Antes de animarme por la cucaracha, me voy por el plato fuerte de la carta: la tarántula. Mientras veo en una parrilla cómo varias de ellas crepitan, se tuestan y sueltan un líquido amarillento de la panza, comienzo a replantearme el por qué mi manía de torturarme de ese modo. Sin embargo, no me rajo. Me pido un taco de tarántula y ahora sí viene algo que me asusta, y no es precisamente el tremendo tamaño de la araña, sino el precio: 500 pesos —la mitad de una ida al súper, más o menos— por comerme un bicho servido sobre una tortilla y una embarrada de guacamole.
La tarántula ya está lista y la sacan de la parrilla. La montan sobre su camita de maíz y aguacate y me la sirven sobre un platito de plástico. A estas alturas, los morbosos ya se acercaron para ver si es cierto que me voy a comer semejante animalejo. Algunos sacan sus celulares para tomar foto y video. Así que ya no habiendo marcha atrás, tomo con una mano el plato, con el otro el taco y ¡ZAS!, a darle la primera mordida a la tarántula. Por supuesto no hago caras por dignidad y aunque por dentro me está dando bastante asquito, no puedo perder la compostura ante el respetable público.

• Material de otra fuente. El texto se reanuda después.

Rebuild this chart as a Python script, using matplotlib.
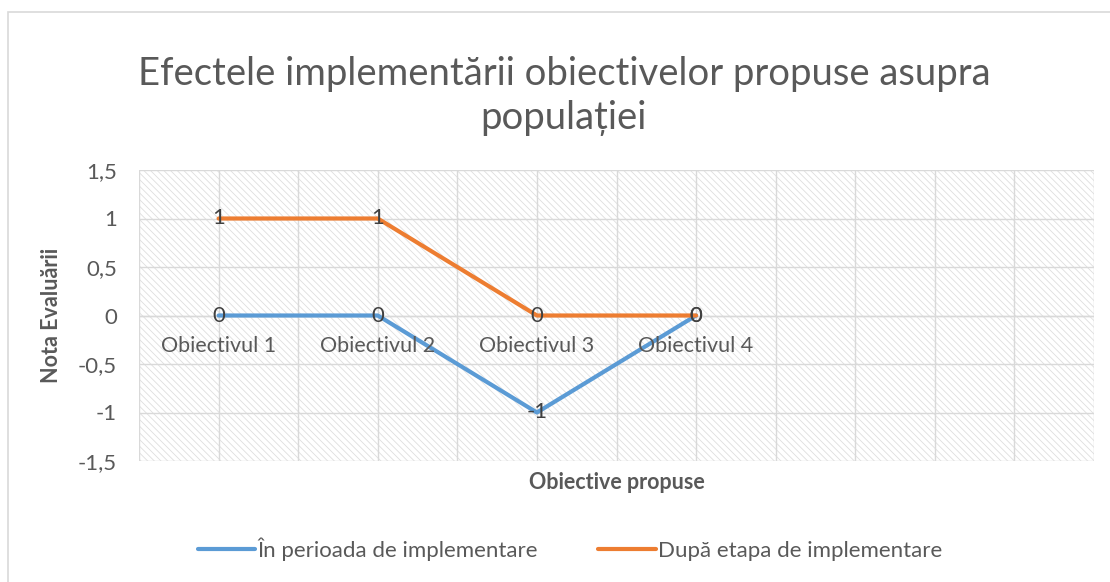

"¿A que saben?", me pregunta una señora curiosa. "Pues como a chicharrón, la verdad es que no está mala, ¿eh?" Y no mentí: en realidad fue mucho más imponente el aspecto que el sabor del animal. Además, en honor a la verdad, el guacamole que servía de acompañamiento estaba bastante bueno. "500 pesos, el taco más caro de toda mi vida", pienso, aunque momentos después reflexiono: "pero valió la pena".
Ya envalentonado, me dispongo a recorrer otras carpas y es así como llego a la Chocolatería Época de Oro, donde el producto estrella es precisamente lo que me atrajo a este lugar: un exótico postre que consiste en una cucaracha garapiñada servida sobre una tableta de chocolate. Ahí es Erick Gallardo quien me explica porqué la cucaracha se ha convertido en la joya de la corona del negocio: "es un producto muy novedoso. Yo la probé en un viaje, esta no es la cucaracha que te encuentras en la cocina, sino una variedad que viene de Madagascar. Actualmente tengo un criadero y puedo decirte que son muy limpias y son totalmente aptas para el consumo humano".
Cuando le cuento que llegué hasta aquí porque busco vencer mi temor a a estos bichos hincándole el diente a uno, me cuenta: "no eres el primero que viene buscando vencer su fobia. En la edición del año pasado vino un chico que compró una precisamente para eso. La pidió y se sentó en una mesita aquí enfrente de nosotros. Estuvo, sin exagerar, como una hora y media viéndola con cara de asco y miedo. Nosotros mismos no pensamos que fuera a animarse a probarla, hasta que leí en sus labios cómo de repente dijo: "ya, que moleste a su madre" y le dio una mordida. Tardó mucho más en decidirse que en lo que se la terminó".
Inspirado por aquél valiente anónimo, me decido a hacer lo mismo: devorar mi respectiva cucaracha. Ni tardo ni perezoso, Erick me despacha la más grandota, rechoncha e imponente de su stock. Al igual que con la tarántula, no faltan los curiosos que se reúnen a mi alrededor para saciar su morbo y ver cómo meto a mi boca este insecto que tiene una amplia fama de repulsivo y sucio. Lo intento una primera vez y fallo. Siento cómo el sudor frío me brota por las sienes y corre por mis mejillas.
Primer strike. Cucaracha uno, Pável cero. "Ay, pero si peores cosas te has metido a la boca", me digo a mí mismo, autoalburéandome e intentando ponerle un poco de humor a la terrorífica situación. Me acerco la cucaracha a los labios y no puedo evitar recordar la primera vez que un animal similar —en aquella ocasión vivo—, intentó adentrarse en mi cavidad bucal provocándome un trauma. No puedo. Segundo asalto; la cucaracha va ganando de calle.
De repente veo a un niño pequeño que pide la suya y sin hacer aspavientos, se toma una selfie, se la come de una mordida y se ríe. Eso me llena de confianza. Tomo aire y esta vez, ya envalentonado por la actitud despreocupada del chamaco (o quizá para no ser humillado por él), tomo mi celular y hasta me grabo en video para que quede testimonio de la hazaña. Me la como en un par de mordidas y me doy cuenta de que no era para tanto: en realidad hasta sabrosa supo, porque la cobertura y el chocolate dulce ayudaron bastante.
La gente que había estado morboseando el proceso me aplaude. Puede parecer poca cosa pero vencer una fobia no es algo que se haga todos los días. Así como cuando Neil Amstrong pisó la superficie de la Luna por primera vez y acuñó su legendaria frase, yo puedo hacer lo propio parafraseando al astronauta: "este es un pequeño mordisco para un hombre, pero un gran salto para todos aquellos que les tememos a esos asquerosos animales que vemos salir de la basura y las alcantarillas".